Ladies and gentlemen,
I’m delighted to be here today, in the heart of Hamburg.
Red-brick gables; towers reflected in the canals; the hustle and bustle in the offices; the whiff of tea and coffee in the air, of cloves and pepper, the scents of the big wide world – Hamburg’s Speicherstadt and the Kontorhaus district with the Chilehaus are unique.
The wonderful buildings we see through the window epitomise the Hanseatic tradition of trade and commerce. They epitomise trade and change, an outward-looking approach and an openness to the world. The goods brought over the world’s seas to the port of Hamburg were stored and refined in the warehouses here. The adjacent Kontorhaus district developed into Europe’s first office quarter. We’ve just visited the Chilehaus designed by Fritz Höger, which is rightly described as an expressionist icon. And as we looked down from the rooftop terrace of the Chilehaus, it became very clear to us that if Hamburg is Germany’s gateway to the world, then this very area is the beautiful and breathtaking side of that gateway.
These buildings, ladies and gentlemen, symbolise your city’s openness to the world. Today it is being designated as the common heritage of humanity.
On that, Olaf and the people of Hamburg, I would like to congratulate you most sincerely!
The wonderful Speicherstadt and the Kontorhaus district are not just places to admire. Rather, they define our identity, for places like these heighten our awareness of our own history and of ourselves. They also help us to define our place and find our bearings in today’s world.
That’s why protecting these sites is so important. Moreover, that’s why the images of the brutal destruction of cultural heritage reaching us from the crisis regions in the Middle East and North Africa are so shocking. This destruction poses a very real threat to the future of humanity’s culture.
One example of this is the oasis town of Palmyra, which was in danger of being razed to the ground by Islamist hordes last year. Incidentally, Palmyra isn’t as far away from Hamburg as a glance at a map would suggest. For just like the people of Hamburg still today, the people of Palmyra were among the most renowned merchants in the late Antique period. Their town was a cultural centre which symbolised tolerance among cultures and religions. We want to help to preserve Syria’s cultural heritage. Just a few weeks ago, we and UNESCO co-hosted a conference of experts on this very issue here in Berlin. And let me tell you that the huge political and social tensions in Syria were palpable among the Syrian representatives. Nevertheless, they talked to one another. And finally, it was the Syrian participants from all groups who presented the results of the workshops together.
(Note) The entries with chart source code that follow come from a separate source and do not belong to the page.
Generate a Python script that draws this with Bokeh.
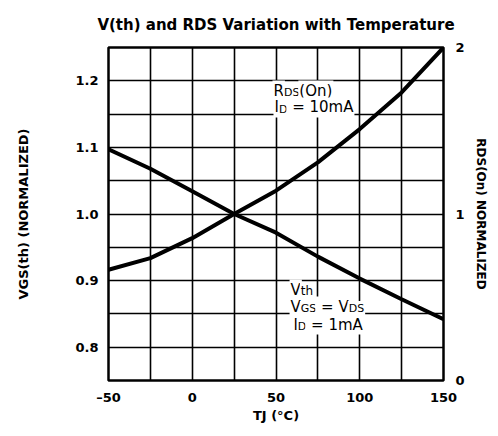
from bokeh.plotting import figure
from bokeh.models import Range1d, LinearAxis, FixedTicker, Label
from bokeh.embed import file_html
from bokeh.resources import INLINE

# ---- data ----
temps = [-50, -25, 0, 25, 50, 75, 100, 125, 150]
vth = [1.097, 1.068, 1.034, 1.000, 0.972, 0.936, 0.903, 0.872, 0.842]
rds = [0.665, 0.735, 0.855, 1.000, 1.14, 1.31, 1.51, 1.73, 2.00]

x_ticks = [-50, 0, 50, 100, 150]
x_tick_labels = ["\u201350", "0", "50", "100", "150"]
left_ticks = [0.8, 0.9, 1.0, 1.1, 1.2]
left_tick_labels = ["0.8", "0.9", "1.0", "1.1", "1.2"]
right_ticks = [0, 1, 2]
right_tick_labels = ["0", "1", "2"]
x_grid = [-50, -25, 0, 25, 50, 75, 100, 125, 150]
y_grid = [0.75, 0.8, 0.85, 0.9, 0.95, 1.0, 1.05, 1.1, 1.15, 1.2, 1.25]

title_text = "V(th) and RDS Variation with Temperature"
x_label = "TJ (\u00b0C)"
left_label = "VGS(th) (NORMALIZED)"
right_label = "RDS(On) NORMALIZED"

FONT = "DejaVu Sans"
REG_W = {' ': .318, '(': .390, ')': .390, '=': .838, '.': .318, '\u00b0': .5,
         'A': .684, 'C': .698, 'D': .770, 'G': .775, 'I': .295, 'J': .295, 'L': .557,
         'M': .863, 'N': .748, 'O': .787, 'R': .695, 'S': .635, 'T': .611, 'V': .684,
         'a': .613, 'h': .634, 'm': .974, 'n': .634, 't': .392, 'e': .615, 'o': .612}


def text_width(t, size):
    return sum(REG_W.get(c, 0.636) for c in t) * size


def rich(p, x, y, pieces, bg="white"):
    cum = 0.0
    for t, s, shift in pieces:
        shown = t.replace(" ", "\u00a0")
        lab = Label(x=x, y=y, text=shown, text_font=FONT, text_font_size=f"{s}px",
                    text_font_style="normal", text_color="black",
                    text_align="left", text_baseline="alphabetic",
                    x_offset=cum, y_offset=-shift,
                    background_fill_color=bg, padding=1)
        p.add_layout(lab)
        cum += text_width(t, s)


p = figure(width=490, height=428, output_backend="svg", toolbar_location=None,
           x_range=Range1d(-50, 150), y_range=Range1d(0.75, 1.25),
           min_border_left=108, min_border_right=47, min_border_top=47, min_border_bottom=48)
p.extra_y_ranges = {"r": Range1d(0, 2)}
p.background_fill_color = "white"
p.border_fill_color = "white"
p.outline_line_color = "black"
p.outline_line_width = 2.5

p.title.text = title_text
p.title.align = "center"
p.title.text_font = FONT
p.title.text_font_style = "bold"
p.title.text_font_size = "15px"
p.title.text_color = "black"
p.title.standoff = 27
p.title.offset = 4

p.xgrid.ticker = FixedTicker(ticks=x_grid)
p.ygrid.ticker = FixedTicker(ticks=y_grid)
for g in (p.xgrid, p.ygrid):
    g.grid_line_color = "black"
    g.grid_line_width = 1.6
    g.grid_line_alpha = 1.0


def style_axis(ax, standoff, label, label_size, label_standoff):
    ax.axis_line_color = None
    ax.major_tick_line_color = None
    ax.minor_tick_line_color = None
    ax.major_tick_out = 0
    ax.major_tick_in = 0
    ax.minor_tick_out = 0
    ax.major_label_standoff = standoff
    ax.major_label_text_font = FONT
    ax.major_label_text_font_style = "bold"
    ax.major_label_text_font_size = "13px"
    ax.major_label_text_color = "black"
    ax.axis_label = label
    ax.axis_label_text_font = FONT
    ax.axis_label_text_font_style = "bold"
    ax.axis_label_text_font_size = label_size
    ax.axis_label_text_color = "black"
    ax.axis_label_standoff = label_standoff


xa = p.xaxis[0]
xa.ticker = FixedTicker(ticks=x_ticks)
xa.major_label_overrides = {t: l for t, l in zip(x_ticks, x_tick_labels)}
style_axis(xa, 9, x_label, "13px", 0)

ya = p.yaxis[0]
ya.ticker = FixedTicker(ticks=left_ticks)
ya.major_label_overrides = {t: l for t, l in zip(left_ticks, left_tick_labels)}
style_axis(ya, 10, left_label, "13px", 41)

ra = LinearAxis(y_range_name="r", ticker=FixedTicker(ticks=right_ticks))
ra.major_label_overrides = {t: l for t, l in zip(right_ticks, right_tick_labels)}
style_axis(ra, 12, right_label, "12px", 6)
p.add_layout(ra, "right")

p.line(temps, vth, line_color="black", line_width=4)
p.line(temps, rds, line_color="black", line_width=4, y_range_name="r")

# curve annotations
rich(p, 47.9, 1.1854, [("R", 15, 0), ("DS", 11, 2), ("(On)", 15, 0)])
rich(p, 48.5, 1.160, [("I", 15, 0), ("D", 11, 2), (" = 10mA", 15, 0)])
rich(p, 58.1, 0.8866, [("V", 15, 0), ("th", 12, 1)])
rich(p, 58.1, 0.861, [("V", 15, 0), ("GS", 11, 2), (" = V", 15, 0), ("DS", 11, 2)])
rich(p, 59.8, 0.834, [("I", 15, 0), ("D", 11, 2), (" = 1mA", 15, 0)])

open("out.html", "w").write(file_html(p, INLINE))
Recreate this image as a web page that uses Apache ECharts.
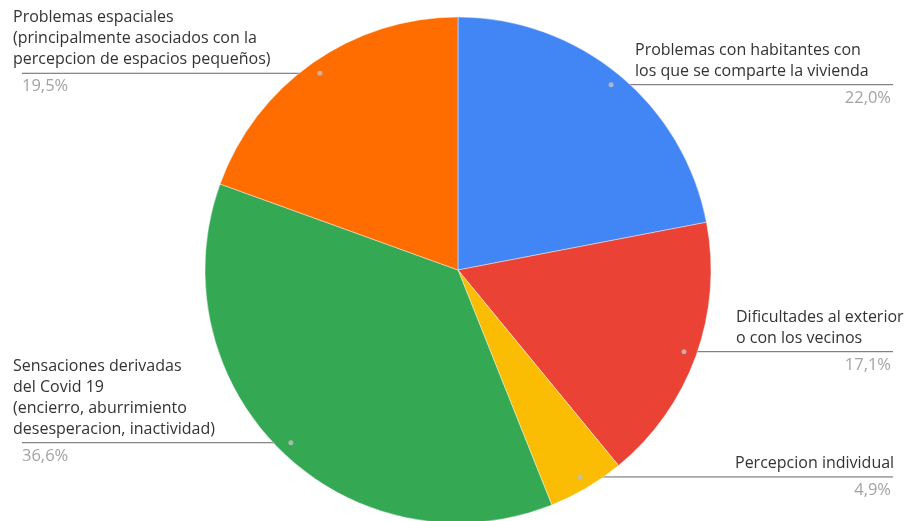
<!DOCTYPE html>
<html>
<head>
<meta charset="utf-8">
<script src="https://cdn.jsdelivr.net/npm/echarts@6/dist/echarts.min.js"></script>
<style>
  html, body { margin: 0; padding: 0; background: #fff; }
  #chart { width: 912px; height: 521px; }
</style>
</head>
<body>
<div id="chart"></div>
<script>
// Categories, clockwise from 12 o'clock
const categories = [
  'Problemas con habitantes con\nlos que se comparte la vivienda',
  'Dificultades al exterior\no con los vecinos',
  'Percepcion individual',
  'Sensaciones derivadas\ndel Covid 19\n(encierro, aburrimiento\ndesesperacion, inactividad)',
  'Problemas espaciales\n(principalmente asociados con la\npercepcion de espacios pequeños)'
];
// Share of responses, percent
const shares = [22.0, 17.1, 4.9, 36.6, 19.5];
const colors = ['#4285F4', '#EA4335', '#FBBC04', '#34A853', '#FF6D01'];

// Layout constants
const CX = 458, CY = 270, R = 253;
const LINE_LEFT = 22, LINE_RIGHT = 893;
const nameLeftRight = [635, 736, 735]; // left edge of right-side name blocks
const NAME_LEFT = 13;

const fmtPct = v => v.toFixed(1).replace('.', ',') + '%';

const pieData = categories.map((name, i) => ({
  name, value: shares[i], itemStyle: { color: colors[i] }
}));
const ghostData = () => categories.map((name, i) => ({ name, value: shares[i] }));

// Leader lines start slightly inside the slice edge
function lineStart(p) {
  const s = p.labelLinePoints[0];
  return [CX + (s[0] - CX) * 0.95, CY + (s[1] - CY) * 0.95];
}
function isRight(p) {
  return p.labelLinePoints[0][0] > CX;
}

const ghostBase = {
  type: 'pie',
  center: [CX, CY],
  radius: [0, R],
  startAngle: 90,
  clockwise: true,
  silent: true,
  avoidLabelOverlap: false,
  itemStyle: { color: 'rgba(0,0,0,0)', borderWidth: 0 },
  labelLine: { show: true, length: 0, length2: 10, lineStyle: { color: 'rgba(0,0,0,0)', width: 0 } },
  emphasis: { disabled: true }
};

const chart = echarts.init(document.getElementById('chart'), null, { renderer: 'canvas' });
chart.setOption({
  animation: false,
  series: [
    {
      type: 'pie',
      center: [CX, CY],
      radius: [0, R],
      startAngle: 90,
      clockwise: true,
      avoidLabelOverlap: false,
      data: pieData,
      itemStyle: { borderColor: 'rgba(255,255,255,0.7)', borderWidth: 0.6 },
      label: {
        show: true,
        position: 'outside',
        formatter: '{b}',
        fontFamily: 'Open Sans',
        fontSize: 16,
        lineHeight: 21,
        color: '#333333',
        align: 'left'
      },
      labelLine: {
        show: true, length: 0, length2: 10,
        lineStyle: { color: '#666666', width: 1 }
      },
      labelLayout: function (p) {
        const [sx, sy] = lineStart(p);
        const right = isRight(p);
        const ex = right ? LINE_RIGHT : LINE_LEFT;
        return {
          x: right ? nameLeftRight[p.dataIndex] : NAME_LEFT,
          y: sy - 3,
          align: 'left',
          verticalAlign: 'bottom',
          labelLinePoints: [[sx, sy], [sx, sy], [ex, sy]]
        };
      },
      emphasis: { disabled: true }
    },
    Object.assign({}, ghostBase, {
      // Percentage labels below each leader line
      data: ghostData(),
      label: {
        show: true,
        position: 'outside',
        formatter: p => fmtPct(p.value),
        fontFamily: 'Open Sans',
        fontSize: 16.5,
        lineHeight: 21,
        color: '#a3a3a3'
      },
      labelLayout: function (p) {
        const sy = lineStart(p)[1];
        const right = isRight(p);
        return {
          x: right ? LINE_RIGHT - 2 : LINE_LEFT,
          y: sy + 3,
          align: right ? 'right' : 'left',
          verticalAlign: 'top'
        };
      }
    }),
    Object.assign({}, ghostBase, {
      // Small dot where each leader line starts
      data: ghostData(),
      label: {
        show: true,
        position: 'outside',
        formatter: '{dot|}',
        rich: {
          dot: { width: 5, height: 5, borderRadius: 2.5, backgroundColor: 'rgba(190,190,190,0.85)' }
        }
      },
      labelLayout: function (p) {
        const [sx, sy] = lineStart(p);
        return { x: sx, y: sy, align: 'center', verticalAlign: 'middle' };
      }
    })
  ]
});
</script>
</body>
</html>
To my mind, that shows that the protection and preservation of cultural heritage can help foster peace.
A world heritage title such as the one Hamburg is receiving today is therefore not just an award. I believe it also serves as a reminder of our obligation to protect cultural heritage around the world.
Ladies and gentlemen,
This world heritage title is cause for much celebration today.
I’d be delighted if we at the Federal Foreign Office – as host of the key UNESCO World Heritage Conference last year – were able to contribute towards this success.
However, I would also like to expressly thank all those who have worked for many years with dedication, strong nerves and great perseverance towards this recognition.
I’ve heard that there’s an old Viking proverb which says that we cannot change the wind, but we can adjust our sails.
You, ladies and gentlemen, have proven excellent at adjusting your sails. You have all done an outstanding job and achieved your goal! The whole of Germany – but in particular the people of Hamburg – can be proud today. Thank you very much.